Это случилось в самый разгар моей несчастной любви к попадье Анюте, когда каждое утро я просыпался с мыслью, что сегодня обязательно увижу ее, и даже скажу, что люблю. Но напрасно я караулил ее возле верхней колонки, что стояла в начале спуска Разина, недалеко от церкви: за водой с двумя ведрами на коромысле выходил поп Васёк. Напрасно кидал камешки в деревянные ставни, когда попадья Анюта оставалась дома одна: дом, скрывавший ее в своих толстых стенах, терпеливо молчал, не отзываясь ни единым скрипом, ни единым звуком. Снова и снова я оказывался возле этого дома, потому что не находил себе никакого другого занятия, как часами смотреть на него, просунув голову между прутьев церковной ограды. Я перестал играть в айданы, забыл о марках, забросил рыбок, которые теперь плавали в мутно-зеленой воде, объедая грязь со стенок аквариума и иногда всплывая вверх животами. По ночам я уже не грезил, а просто плакал от отчаяния, оттого что рядом со мной нет попадьи Анюты. Моя любовь, к которой поначалу лишь примешивалось чувство легкой и светлой тоски, превратилась теперь в сплошную тоску, от которой не было никакого спасения. Все чаще и чаще я слышал, как Ната говорит бабушке Анне, что я плохо ем, плохо сплю и что я, наверное, заболел чахоткой. «Как наш папа», – шептала она, пугая бабушку Анну, и без того боявшуюся самого слова чахотка, которым называлась болезнь папы – худощавого, с плеткой в руке и гордо злыми глазами на скуластом лице, невысокого человека в погонах и портупеях, которого я видел только на фотографии и о котором бабушка Анна говорила, что он есаул и мой прадед.

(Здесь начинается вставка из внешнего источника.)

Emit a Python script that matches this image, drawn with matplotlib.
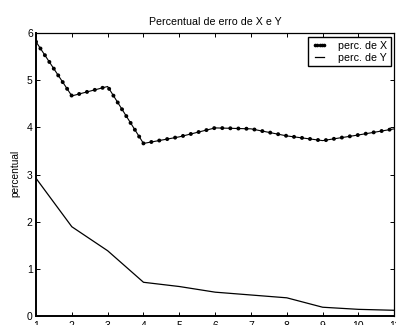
import matplotlib
matplotlib.use("Agg")
import matplotlib.pyplot as plt
from matplotlib.lines import Line2D

plt.rcParams['font.family'] = ['Liberation Sans', 'DejaVu Sans']

x = [1, 2, 3, 4, 5, 6, 7, 8, 9, 10, 11]
perc_x = [5.82, 4.67, 4.87, 3.66, 3.80, 3.99, 3.97, 3.82, 3.72, 3.84, 3.97]
perc_y = [2.92, 1.89, 1.38, 0.71, 0.62, 0.50, 0.44, 0.38, 0.18, 0.135, 0.115]
xticks = list(range(1, 12))
yticks = list(range(0, 7))

W, H = 396, 325
fig = plt.figure(figsize=(W / 100, H / 100), dpi=100)
ax = fig.add_axes([36 / W, 1 - 315.7 / H, (394.3 - 36) / W, (315.7 - 33.3) / H])

# X series: thin solid line plus round dots evenly spaced along it
ax.plot(x, perc_x, color='black', lw=0.8)
ax.plot(x, perc_x, color='black', lw=2.9, linestyle=(0, (0.01, 1.99)),
        dash_capstyle='round')
ax.plot(x, perc_y, color='black', lw=0.9)

ax.set_xlim(1, 11)
ax.set_ylim(0, 6)
ax.set_xticks(xticks)
ax.set_yticks(yticks)
ax.tick_params(direction='in', length=2.6, width=0.7, top=True, right=True,
               labelsize=7.5, pad=2.3)
ax.tick_params(axis='x', pad=3.5)
for s in ax.spines.values():
    s.set_linewidth(0.9)
    s.set_color('black')
ax.spines['left'].set_linewidth(1.4)
ax.spines['bottom'].set_linewidth(1.4)

h1 = Line2D([], [], color='black', lw=0.8, marker='o', markersize=1.6)
h2 = Line2D([], [], color='black', lw=0.9)
leg = ax.legend([h1, h2], ['perc. de X', 'perc. de Y'], loc='upper right',
                bbox_to_anchor=((390.7 - 36) / 358.3, (315.7 - 37.3) / 282.4),
                borderaxespad=0, fontsize=7.7, numpoints=5, handlelength=1.5,
                handletextpad=1.0, borderpad=0.3, labelspacing=0.2,
                fancybox=False, framealpha=1, edgecolor='black')
leg.get_frame().set_linewidth(1.0)

fig.text(215.8 / W, 1 - 25.3 / H, 'Percentual de erro de X e Y', ha='center',
         va='baseline', fontsize=7.7)
fig.text(15.3 / W, 1 - 173.3 / H, 'percentual', ha='center', va='center',
         rotation=90, fontsize=7.3)

fig.savefig('out.png', dpi=100)
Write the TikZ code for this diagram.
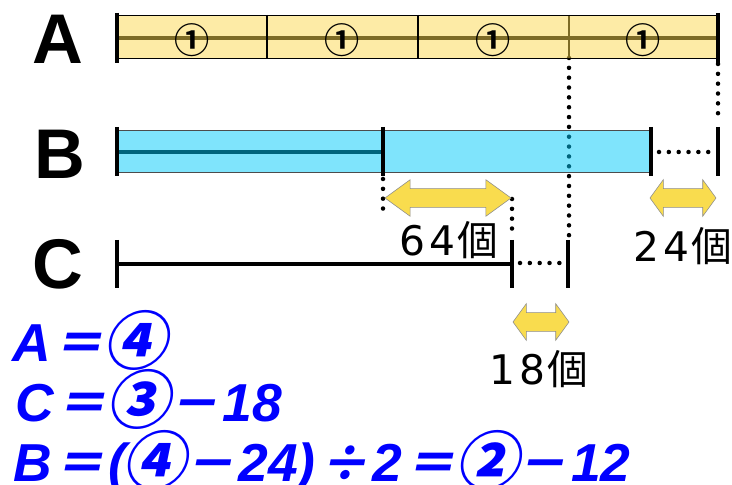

Меня теперь утешало только одно – мрачная радость, с которой я думал о том, что заболею есаульской чахоткой и умру. И вот тогда, думал я, попадья Анюта узнает – ей расскажет об этом мой верный друг Родя, – как я сильно любил ее и как мучился из-за нее.

– Ну почему, почему Васёк ее прячет? Почему она не выходит на улицу? Когда я увижу ее? – хмуро спрашивал я у Роди.

Родя на это пожимал плечами и предлагал пойти на Аксай, переплыть на другую сторону и спрятаться в заброшенном ржавом катере, чтобы увидеть оттуда, из круглого окошка, затянутого крепкой паутиной, как загорает голой на песчаной ребристой прогалине в камышах сестра Енота.

– Спроси про свою Анюту у Маленькой Махоры, – посоветовал мне однажды Родя. – Она всё знает. Только деньги не позабудь – без денег не подходи к ней.

– Почему?

– Она на тебя наступит ногой и раздавит. Или прикажет цыганам, чтобы они тебя украли и увезли в степь. Будешь у них танцевать по ночам и сапоги им чистить. Понял?